[Set exercise]
Copy out every line that contains the word "standalone".

[The input]
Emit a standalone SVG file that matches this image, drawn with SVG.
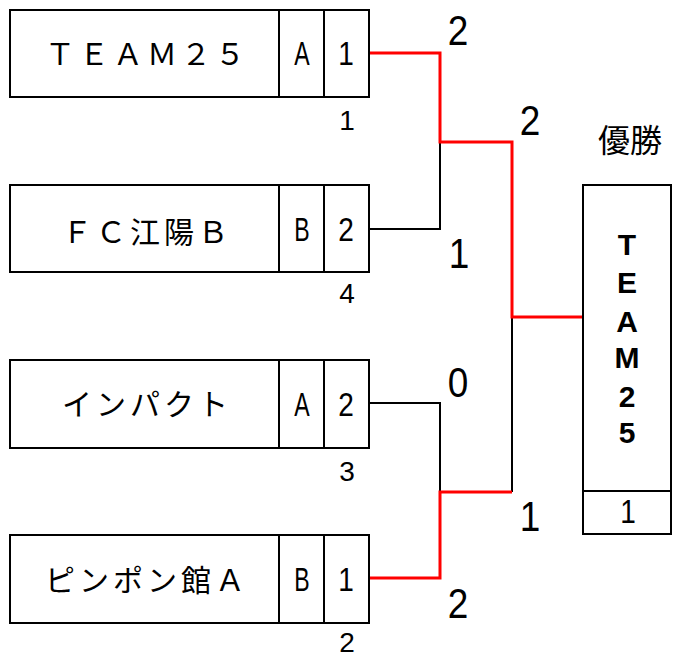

---

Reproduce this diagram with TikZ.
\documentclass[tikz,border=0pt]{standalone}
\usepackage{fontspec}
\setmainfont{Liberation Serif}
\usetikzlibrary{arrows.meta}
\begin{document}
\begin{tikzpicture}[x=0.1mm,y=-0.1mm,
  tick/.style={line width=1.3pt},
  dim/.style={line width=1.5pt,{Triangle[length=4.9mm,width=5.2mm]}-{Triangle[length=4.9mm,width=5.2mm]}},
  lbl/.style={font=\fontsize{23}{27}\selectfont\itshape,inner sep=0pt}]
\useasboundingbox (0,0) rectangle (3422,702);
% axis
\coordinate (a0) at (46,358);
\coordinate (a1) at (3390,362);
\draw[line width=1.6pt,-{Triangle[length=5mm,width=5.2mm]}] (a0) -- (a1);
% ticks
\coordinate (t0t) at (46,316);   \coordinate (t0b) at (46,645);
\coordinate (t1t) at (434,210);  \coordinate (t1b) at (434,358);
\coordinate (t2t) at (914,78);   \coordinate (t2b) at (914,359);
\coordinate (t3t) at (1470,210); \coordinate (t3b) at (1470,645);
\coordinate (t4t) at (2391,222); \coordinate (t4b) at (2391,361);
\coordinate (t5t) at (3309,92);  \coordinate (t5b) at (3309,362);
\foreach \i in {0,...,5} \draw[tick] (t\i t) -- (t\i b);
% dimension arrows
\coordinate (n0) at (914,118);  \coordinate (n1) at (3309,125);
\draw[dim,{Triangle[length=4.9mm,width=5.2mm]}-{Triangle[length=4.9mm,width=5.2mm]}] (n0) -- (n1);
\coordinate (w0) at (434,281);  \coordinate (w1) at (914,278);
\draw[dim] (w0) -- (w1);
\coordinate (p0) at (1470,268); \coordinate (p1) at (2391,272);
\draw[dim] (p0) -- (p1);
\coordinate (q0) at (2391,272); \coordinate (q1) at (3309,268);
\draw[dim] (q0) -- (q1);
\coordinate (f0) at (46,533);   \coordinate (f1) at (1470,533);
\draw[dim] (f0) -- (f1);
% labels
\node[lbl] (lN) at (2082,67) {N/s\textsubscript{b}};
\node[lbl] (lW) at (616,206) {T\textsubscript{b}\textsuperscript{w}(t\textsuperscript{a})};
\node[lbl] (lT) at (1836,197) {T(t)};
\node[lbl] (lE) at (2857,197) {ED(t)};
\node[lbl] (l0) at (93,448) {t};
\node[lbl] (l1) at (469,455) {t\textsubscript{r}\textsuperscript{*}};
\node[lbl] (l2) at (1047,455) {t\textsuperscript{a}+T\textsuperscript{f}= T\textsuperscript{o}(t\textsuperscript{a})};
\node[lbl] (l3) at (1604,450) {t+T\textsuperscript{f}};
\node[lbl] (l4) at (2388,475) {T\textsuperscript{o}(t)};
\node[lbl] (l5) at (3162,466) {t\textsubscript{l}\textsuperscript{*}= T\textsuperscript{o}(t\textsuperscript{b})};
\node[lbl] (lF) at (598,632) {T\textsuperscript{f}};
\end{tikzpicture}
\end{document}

[Expected output]
Emit a standalone SVG file that matches this image, drawn with SVG.
\documentclass[tikz,border=0pt]{standalone}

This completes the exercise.